Напротив, то общество, которое воистину либерально, должно толерантно относиться к общинам и группам, которые напрочь отрицают в своей внутренней жизни либерализм и толерантность. При двух условиях: соблюдении принципов ненасилия в межгрупповом взаимодействии и неукоснительном соблюдении права члена любой группы её покинуть.
И он, таким образом, возвращается к истокам либерализма, к приоритету принципа свободы совести. Главное право человека — право жить в согласии со своими представлениями о правильном и неправильном и не идти на компромисс с тем, что он считает неприемлемым.
Кукатас даже покушается на святое для всей повестки, когда пишет, что в либеральном обществе должны и могут существовать общины, исповедующие и практикующие в своей внутренней жизни абсолютную нетолерантность, например к ЛГБТ. Но при этом несогласные с таким подходом должны иметь возможность беспрепятственно покинуть эту юрисдикцию. И наоборот. Надо думать, что такой нестандартный для либералов взгляд Кукатаса обусловлен как раз тем, что его собственная идентичность (смотри выше) крайне неоднозначна.

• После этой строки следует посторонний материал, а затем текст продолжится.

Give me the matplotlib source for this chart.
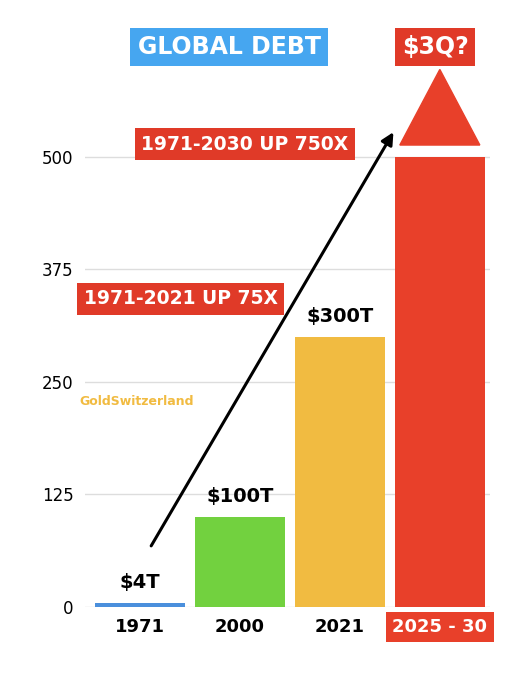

Деление на «своих» и «чужих» неизбежно. Люди, даже говорящие на одном языке, принадлежащие к одной культуре и даже с одной группой крови на рукаве, могут быть очень разными. Будут совершенно по-своему видеть мир и одни и те же вещи воспринимать полярным образом. И тем не менее они могут никогда не стать врагами, если согласятся, что никто никому ничего не должен, кроме одного — не посягать на право другого быть другим. Это «программа минимум». А радикальное решение вы все знаете. Оно не имеет никакого отношения ни к государствам, ни к партиям, ни к политике как таковой.
Две тысячи лет назад самая главная Личность в человеческой истории показала, как можно и должно воспринимать «врага» и «чужого», если хотите, чтоб «приблизилось к вам Царство Небесное». Иисус не только призвал своих учеников молиться за врагов, но и на вопрос, кто есть «ближний», ответил притчей о «добром самарянине». В ней израненного и ограбленного последовательно оставили умирать двое «своих», а спас абсолютно «чужой».